Task statement :: Retype the lines from the first one in the records down to the line containing "var BAR_W=28,BAR_GAP=9;", counting both, and leave out any pictures.

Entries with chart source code
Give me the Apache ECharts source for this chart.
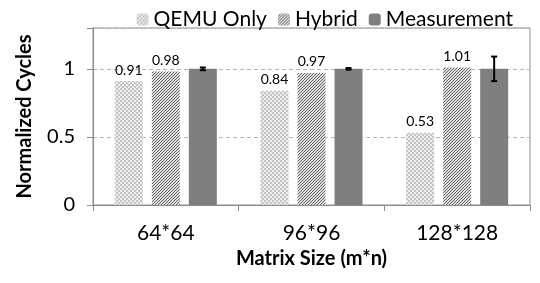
<!DOCTYPE html>
<html>
<head>
<meta charset="utf-8">
<script src="https://cdn.jsdelivr.net/npm/echarts@6/dist/echarts.min.js"></script>
<style>
html,body{margin:0;padding:0;background:#fff;}
#chart{width:540px;height:283px;}
</style>
</head>
<body>
<div id="chart"></div>
<script>
// data
var categories=['64*64','96*96','128*128'];
var qemuOnly=[0.91,0.84,0.53];
var hybrid=[0.98,0.97,1.01];
var measurement=[1,1,1];
var measErr=[0.01,0.006,0.09];
var yTicks=[0,0.5,1];

var FONT='Lato, "Open Sans", sans-serif';
var BAR_W=28,BAR_GAP=9;

function pattern(size,draw){
    var c=document.createElement('canvas');
    c.width=size;c.height=size;
    var ctx=c.getContext('2d');
    draw(ctx);
    return {image:c,repeat:'repeat'};
}
// light blocky tile for QEMU Only
var qemuFill=pattern(4,function(ctx){
    ctx.fillStyle='#f0f0f0';ctx.fillRect(0,0,4,4);
    ctx.fillStyle='#c4c4c4';
    ctx.fillRect(0,0,2,2);ctx.fillRect(2,2,2,2);
    ctx.fillStyle='#dcdcdc';
    ctx.fillRect(2,0,1,1);ctx.fillRect(0,2,1,1);
});
// diagonal /// stripes for Hybrid
var hybridFill=pattern(3,function(ctx){
    ctx.fillStyle='#dedede';ctx.fillRect(0,0,3,3);
    ctx.fillStyle='#666666';
    for(var i=0;i<3;i++){ctx.fillRect(2-i,i,1,1);}
});

var errData=categories.map(function(c,i){
    return [i,measurement[i]-measErr[i],measurement[i]+measErr[i]];
});

var chart=echarts.init(document.getElementById('chart'));
chart.setOption({
    animation:false,
    textStyle:{fontFamily:FONT},
    legend:{
        top:4,right:22,itemWidth:12,itemHeight:12,itemGap:11,
        textStyle:{fontSize:21,color:'#000',fontFamily:FONT},
        data:['QEMU Only','Hybrid','Measurement']
    },
    grid:{left:93,right:10,top:28,bottom:78,show:true,borderColor:'#8c8c8c',borderWidth:1},
    xAxis:{
        type:'category',data:categories,
        name:'Matrix Size (m*n)',nameLocation:'middle',nameGap:44,
        nameTextStyle:{fontSize:20,fontWeight:'bold',color:'#000',fontFamily:FONT},
        axisLine:{lineStyle:{color:'#8c8c8c'}},
        axisTick:{show:true,length:6,lineStyle:{color:'#8c8c8c'}},
        axisLabel:{fontSize:21,color:'#000',margin:18,fontFamily:FONT}
    },
    yAxis:{
        type:'value',min:0,max:1.3,interval:0.5,
        name:'Normalized Cycles',nameLocation:'middle',nameGap:58,
        nameTextStyle:{fontSize:20,fontWeight:'bold',color:'#000',fontFamily:FONT},
        axisLine:{show:true,lineStyle:{color:'#8c8c8c'}},
        axisTick:{show:true,length:6,lineStyle:{color:'#8c8c8c'}},
        axisLabel:{fontSize:20,color:'#000',margin:18,fontFamily:FONT,
            formatter:function(v){return yTicks.indexOf(v)>=0?String(v):'';}},
        splitLine:{show:true,lineStyle:{color:'#b5b5b5',type:[4,3]}}
    },
    series:[
        {name:'QEMU Only',type:'bar',data:qemuOnly,barWidth:BAR_W,barGap:(BAR_GAP/BAR_W*100)+'%',
            itemStyle:{color:qemuFill},
            label:{show:true,position:'top',fontSize:14,color:'#000',distance:4,formatter:function(p){return p.value.toFixed(2);}}},
        {name:'Hybrid',type:'bar',data:hybrid,barWidth:BAR_W,
            itemStyle:{color:hybridFill},
            label:{show:true,position:'top',fontSize:14,color:'#000',distance:4,formatter:function(p){return p.value.toFixed(2);}}},
        {name:'Measurement',type:'bar',data:measurement,barWidth:BAR_W,
            itemStyle:{color:'#7f7f7f'}},
        {type:'custom',name:'err',data:errData,z:10,
            renderItem:function(params,api){
                var x=api.coord([api.value(0),0])[0]+BAR_W+BAR_GAP;
                var lo=api.coord([api.value(0),api.value(1)])[1];
                var hi=api.coord([api.value(0),api.value(2)])[1];
                var s={stroke:'#000',lineWidth:2};
                return {type:'group',children:[
                    {type:'line',shape:{x1:x,y1:lo,x2:x,y2:hi},style:s},
                    {type:'line',shape:{x1:x-3,y1:lo,x2:x+3,y2:lo},style:s},
                    {type:'line',shape:{x1:x-3,y1:hi,x2:x+3,y2:hi},style:s}
                ]};
            }}
    ]
});
</script>
</body>
</html>
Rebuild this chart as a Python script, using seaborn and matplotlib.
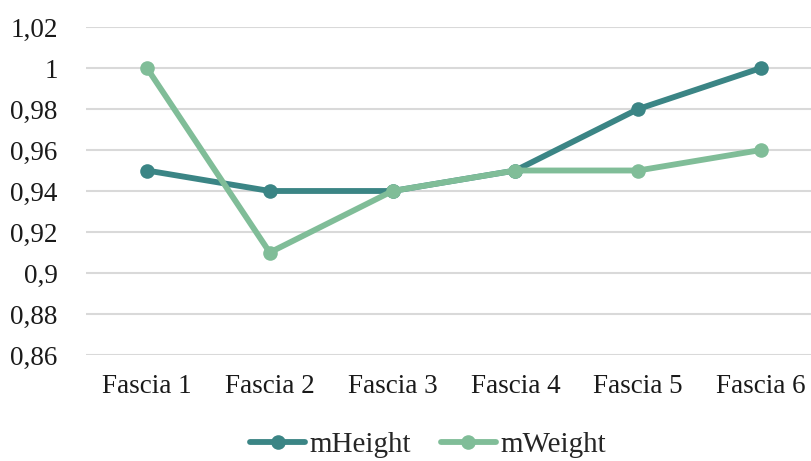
import matplotlib
matplotlib.use("Agg")
import matplotlib.pyplot as plt
import seaborn as sns
import pandas as pd
from matplotlib.ticker import FuncFormatter

categories = ["Fascia 1", "Fascia 2", "Fascia 3", "Fascia 4", "Fascia 5", "Fascia 6"]
m_height = [0.95, 0.94, 0.94, 0.95, 0.98, 1.00]
m_weight = [1.00, 0.91, 0.94, 0.95, 0.95, 0.96]
series_names = ["mHeight", "mWeight"]
colors = ["#3b8585", "#80bd98"]

df = pd.DataFrame({
    "fascia": categories * 2,
    "value": m_height + m_weight,
    "serie": [series_names[0]] * len(categories) + [series_names[1]] * len(categories),
})

sns.set_theme(style="white")
plt.rcParams["font.family"] = ["Liberation Serif", "DejaVu Serif"]

fig = plt.figure(figsize=(8.11, 4.61), dpi=100)
ax = fig.add_axes([85.5 / 811, 1 - 355 / 461, (811 - 85.5) / 811, (355 - 27) / 461])

sns.lineplot(
    data=df, x="fascia", y="value", hue="serie", palette=colors,
    marker="o", markersize=10.5, markeredgewidth=0, linewidth=4.2,
    ax=ax, legend=True, sort=False,
)

ax.set_xlim(-0.5, 5.5 - 11.5 / 123)
ax.set_ylim(0.86, 1.02)
ax.set_yticks([0.86 + 0.02 * i for i in range(9)])

def fmt(v, _):
    s = f"{v:.2f}".rstrip("0").rstrip(".")
    return s.replace(".", ",")

ax.yaxis.set_major_formatter(FuncFormatter(fmt))
ax.yaxis.grid(True, color="#d9d9d9", linewidth=1.5)
ax.set_axisbelow(True)
for sp in ax.spines.values():
    sp.set_visible(False)
ax.tick_params(axis="both", length=0, labelsize=19.5, colors="#1a1a1a")
ax.tick_params(axis="x", pad=14)
ax.tick_params(axis="y", pad=20)
ax.set_xlabel("")
ax.set_ylabel("")

handles, labels = ax.get_legend_handles_labels()
ax.get_legend().remove()
fig.legend(
    handles, labels, loc="center", bbox_to_anchor=(428 / 811, 1 - 445 / 461),
    ncol=2, frameon=False, fontsize=21, handlelength=1.9, handletextpad=0.15,
    columnspacing=1.0,
)

fig.savefig("out.png", dpi=100)
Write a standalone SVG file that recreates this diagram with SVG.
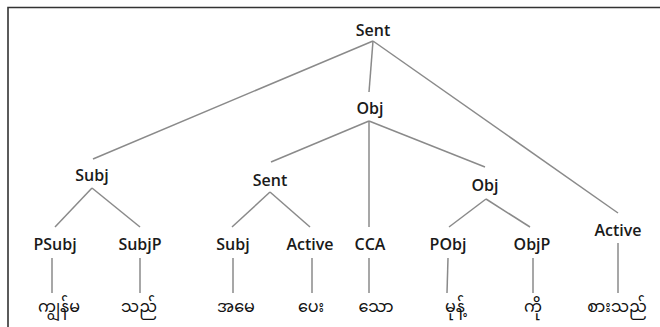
<svg xmlns="http://www.w3.org/2000/svg" width="660" height="327" viewBox="0 0 660 327">
<style>
.lbl{font-family:"Open Sans","DejaVu Sans",sans-serif;font-size:16px;font-weight:600;fill:#1a1a1a;text-anchor:middle}
.my{font-family:"Noto Sans Myanmar","Padauk","Myanmar Text","Noto Sans",sans-serif;font-size:16px;fill:#111;text-anchor:middle}
.e{stroke:#8a8a8a;stroke-width:1.5;fill:none}
.frame{stroke:#333;stroke-width:1.6;fill:none}
</style>
<rect width="660" height="327" fill="#fff"/>
<path class="frame" d="M8,327 V7.5 H660"/>
<g id="connectors">
<line class="e" x1="373" y1="41" x2="93" y2="159"/>
<line class="e" x1="373" y1="41" x2="369" y2="92"/>
<line class="e" x1="373" y1="41" x2="618" y2="213"/>
<line class="e" x1="369" y1="121" x2="271" y2="162"/>
<line class="e" x1="369" y1="121" x2="369" y2="227"/>
<line class="e" x1="369" y1="121" x2="485" y2="167"/>
<line class="e" x1="92" y1="188" x2="55" y2="227"/>
<line class="e" x1="92" y1="188" x2="140" y2="227"/>
<line class="e" x1="270" y1="192" x2="232" y2="227"/>
<line class="e" x1="270" y1="192" x2="310" y2="227"/>
<line class="e" x1="486" y1="199" x2="449" y2="227"/>
<line class="e" x1="486" y1="199" x2="530" y2="227"/>
<line class="e" x1="52" y1="258" x2="52" y2="293"/>
<line class="e" x1="140" y1="258" x2="140" y2="293"/>
<line class="e" x1="233" y1="258" x2="233" y2="293"/>
<line class="e" x1="312" y1="258" x2="312" y2="293"/>
<line class="e" x1="369" y1="258" x2="369" y2="293"/>
<line class="e" x1="448" y1="258" x2="447" y2="293"/>
<line class="e" x1="533" y1="258" x2="533" y2="293"/>
<line class="e" x1="618" y1="243" x2="618" y2="293"/>
</g>
<g id="n-sent"><text class="lbl" x="373" y="36">Sent</text></g>
<g id="n-obj"><text class="lbl" x="370" y="114">Obj</text></g>
<g id="n-subj"><text class="lbl" x="92" y="181">Subj</text></g>
<g id="n-sent2"><text class="lbl" x="270" y="186">Sent</text></g>
<g id="n-obj2"><text class="lbl" x="485" y="191">Obj</text></g>
<g id="n-active"><text class="lbl" x="618" y="236">Active</text></g>
<g id="n-psubj"><text class="lbl" x="55" y="250">PSubj</text></g>
<g id="n-subjp"><text class="lbl" x="140" y="250">SubjP</text></g>
<g id="n-subj2"><text class="lbl" x="233" y="250">Subj</text></g>
<g id="n-active2"><text class="lbl" x="310" y="250">Active</text></g>
<g id="n-cca"><text class="lbl" x="370" y="250">CCA</text></g>
<g id="n-pobj"><text class="lbl" x="448" y="250">PObj</text></g>
<g id="n-objp"><text class="lbl" x="532" y="250">ObjP</text></g>
<g id="w1"><text class="my" x="59" y="312">ကျွန်မ</text></g>
<g id="w2"><text class="my" x="139" y="312">သည်</text></g>
<g id="w3"><text class="my" x="236" y="312">အမေ</text></g>
<g id="w4"><text class="my" x="311" y="312">ပေး</text></g>
<g id="w5"><text class="my" x="376" y="312">သော</text></g>
<g id="w6"><text class="my" x="455" y="312">မုန့်</text></g>
<g id="w7"><text class="my" x="533" y="312">ကို</text></g>
<g id="w8"><text class="my" x="617" y="312">စားသည်</text></g>
</svg>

Result for this exercise ::
Give me the Apache ECharts source for this chart.
<!DOCTYPE html>
<html>
<head>
<meta charset="utf-8">
<script src="https://cdn.jsdelivr.net/npm/echarts@6/dist/echarts.min.js"></script>
<style>
html,body{margin:0;padding:0;background:#fff;}
#chart{width:540px;height:283px;}
</style>
</head>
<body>
<div id="chart"></div>
<script>
// data
var categories=['64*64','96*96','128*128'];
var qemuOnly=[0.91,0.84,0.53];
var hybrid=[0.98,0.97,1.01];
var measurement=[1,1,1];
var measErr=[0.01,0.006,0.09];
var yTicks=[0,0.5,1];

var FONT='Lato, "Open Sans", sans-serif';
var BAR_W=28,BAR_GAP=9;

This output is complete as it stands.